For the maintenance manager, this cost-effective interface support helps other departments service the maintenance department and helps supply information maintenance needs to manage resources and schedules better. A better means to share information with ERP systems supports faster requisition and purchase order processing. Real-time sharing of machine monitoring information gives maintenance better visibility into machine performance and allows for better resource allocation.
Maintenance systems collect operating data from equipment meters and sensors. Interfaces feed run time data into the maintenance system to trigger preventive maintenance or emergency work orders automatically on the basis of the readings. This eliminates several tasks. One is the often-overlooked task of collecting data and entering it into the maintenance system manually. Another is the failure to enter work order information related to breakdowns that send maintenance departments into emergency mode. Another is forgetting to enter data concerning triggered alarms and adjustments that occur at the end of the shift.
Feeding data directly into the maintenance system and automatically triggering work orders are a reminder that something occurred and information needs to be collected to close the work order. Capturing this information and adding it to the work order and equipment history provides more accurate equipment performance and resource activity reports.

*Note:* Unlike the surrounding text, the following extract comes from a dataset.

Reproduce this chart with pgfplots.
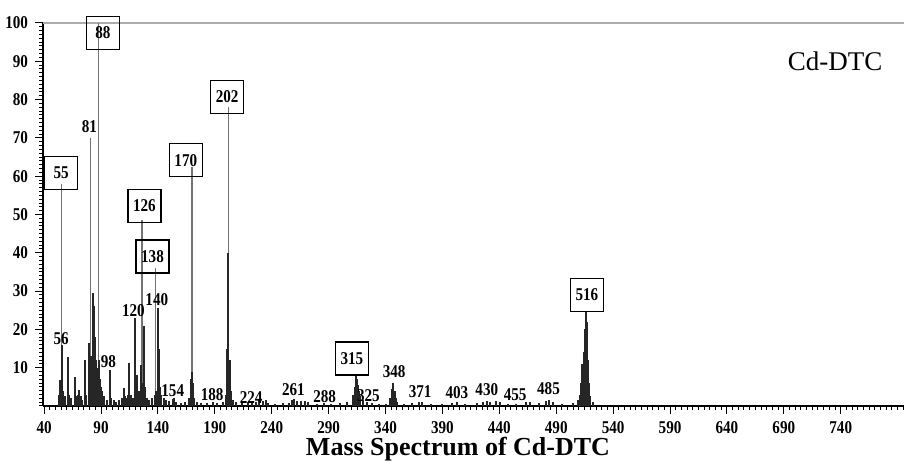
\documentclass[border=0pt]{standalone}
\usepackage{pgfplots}
\usepackage{pgfplotstable}
\pgfplotsset{compat=1.18}
\usepackage{fontspec}
\setmainfont{Liberation Serif}
\newfontfamily\narrowserif[FakeStretch=0.84]{Liberation Serif}

% Principal fragment lines (drawn as thin grey sticks)
\pgfplotstableread{
mz int
55 58
81 70
88 100
126 48.6
138 36
170 62.4
202 78
}\tallpeaks

% Ion clusters and minor fragments
\pgfplotstableread{
mz int
53 3
54 6.8
55 5
56 16
57 4
58 2.5
61 12.9
62 3
64 2
67 7.7
68 2.5
70 3
71 4.2
72 2.5
73 1.5
76 12
77 3
79 16.4
80 9
81 13
82 10
83 29.5
84 26
85 18
86 12
87 10
88 12
89 7
90 5
91 4
93 2.5
95 1.5
98 9.4
99 2
101 1.5
103 1
106 1.5
108 2
110 4.6
111 2.5
112 2
114 3
115 11.1
116 3
118 2
120 22.9
121 3
122 8
123 4
125 10.7
126 6
127 3
128 21
129 5
130 2
132 1.5
135 2
137 3
138 4
140 25.5
141 15
142 5
143 3
145 2
147 1.5
150 1.2
153 1.8
154 2.2
156 1
160 0.8
164 1
167 2
169 7
170 9
171 6
172 2
174 1
178 0.8
183 0.8
188 1
192 0.8
197 1
200 3
201 15
202 40
203 12
204 4
206 1.5
209 1
214 0.8
219 1
223 1
226 1
229 1.5
232 1.2
235 1.5
237 0.8
243 0.6
250 0.7
255 0.8
258 1.5
260 1.7
262 1.2
266 1.3
269 1.2
272 1
280 0.6
286 0.7
292 0.6
300 0.8
306 1
311 3
313 5
314 7.8
315 7
316 5.5
317 4
318 2.5
320 1.5
324 1
328 0.8
334 0.6
340 0.6
344 2
346 4.5
347 6
348 4
349 2
350 1
356 0.6
363 0.7
369 1
372 1
380 0.6
390 0.6
398 0.8
403 1
410 0.6
420 0.7
426 1
429 1.2
432 1
437 1.2
441 1
448 0.6
455 0.6
463 1
467 1
475 0.7
481 1.3
484 1.5
487 1
495 0.5
505 0.8
509 1.5
511 3
512 6
513 11
514 14
515 20
516 24.5
517 22
518 12
519 6
520 2.5
522 1
}\clusters

\begin{document}
\begin{tikzpicture}[
  lab/.style={font=\narrowserif\fontsize{9}{10}\selectfont\bfseries, inner sep=0pt},
  boxlab/.style={lab, draw, line width=0.65pt, minimum width=16.5pt, minimum height=16.5pt}
]
\begin{axis}[
  name=ax,
  scale only axis, width=430.5pt, height=191.5pt,
  xmin=39, xmax=795.6, ymin=0, ymax=100,
  axis x line=bottom, axis y line=left,
  axis line style={-},
  x axis line style={line width=1.3pt},
  y axis line style={line width=0.7pt},
  xtick={40,90,...,740}, ytick={10,20,...,100},
  minor xtick={40,45,...,795}, minor ytick={0,1,...,100},
  tick align=outside,
  major tick length=4pt, minor tick length=2pt,
  tick style={black, line width=0.5pt},
  ticklabel style={font=\narrowserif\fontsize{9}{10}\selectfont\bfseries},
  /pgf/number format/assume math mode=true,
  clip=false,
]
\draw[gray!65, line width=0.6pt] (axis cs:39,100) -- (axis cs:795.6,100);

\addplot[ycomb, no marks, black!55, line width=0.65pt] table[x=mz, y=int] {\tallpeaks};
\addplot[ycomb, no marks, black!85, line width=1.0pt] table[x=mz, y=int] {\clusters};

% boxed fragment labels
\node[boxlab] at (axis cs:54.9,60.8) {55};
\node[boxlab] at (axis cs:91.6,97.4) {88};
\node[boxlab] at (axis cs:128.1,52.3) {126};
\node[boxlab] at (axis cs:135.2,39.0) {138};
\node[boxlab] at (axis cs:164.5,64.2) {170};
\node[boxlab] at (axis cs:200.8,80.7) {202};
\node[boxlab] at (axis cs:310.4,12.4) {315};
\node[boxlab] at (axis cs:516.9,29.0) {516};

% plain fragment labels
\node[lab] at (axis cs:79.8,72.9) {81};
\node[lab] at (axis cs:55,17.7) {56};
\node[lab] at (axis cs:96.5,11.6) {98};
\node[lab] at (axis cs:118.5,25) {120};
\node[lab] at (axis cs:139,27.9) {140};
\node[lab] at (axis cs:153,3.9) {154};
\node[lab] at (axis cs:187.6,2.9) {188};
\node[lab] at (axis cs:221.9,2.2) {224};
\node[lab] at (axis cs:259,4.2) {261};
\node[lab] at (axis cs:286.5,2.4) {288};
\node[lab] at (axis cs:325,2.6) {325};
\node[lab] at (axis cs:347.6,9) {348};
\node[lab] at (axis cs:370.4,3.7) {371};
\node[lab] at (axis cs:402.7,3.6) {403};
\node[lab] at (axis cs:429,4.2) {430};
\node[lab] at (axis cs:453.9,2.9) {455};
\node[lab] at (axis cs:483.2,4.6) {485};

\node[font=\fontsize{13.5}{16}\selectfont, inner sep=0pt] at (axis cs:735,89.9) {Cd-DTC};
\end{axis}
\node[font=\fontsize{13}{15}\selectfont\bfseries, inner sep=0pt]
  at ([shift={(207.5pt,-21.5pt)}]ax.south west) {Mass Spectrum of Cd-DTC};
\pgfresetboundingbox
\path[use as bounding box] ([shift={(-21.5pt,-31.5pt)}]ax.south west) rectangle ([shift={(0pt,11.5pt)}]ax.north east);
\end{tikzpicture}
\end{document}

Maintenance managers and their maintenance management applications are in the middle of the information flowing from the shop floor to the enterprise resource planning system. This information flow is part of the manufacturing organization's central nervous system. It's important for maintenance managers to understand the impact maintenance-related information has on the organization. It's also important to determine how this information can give maintenance managers the ability to better serve, and to be better served by the organization.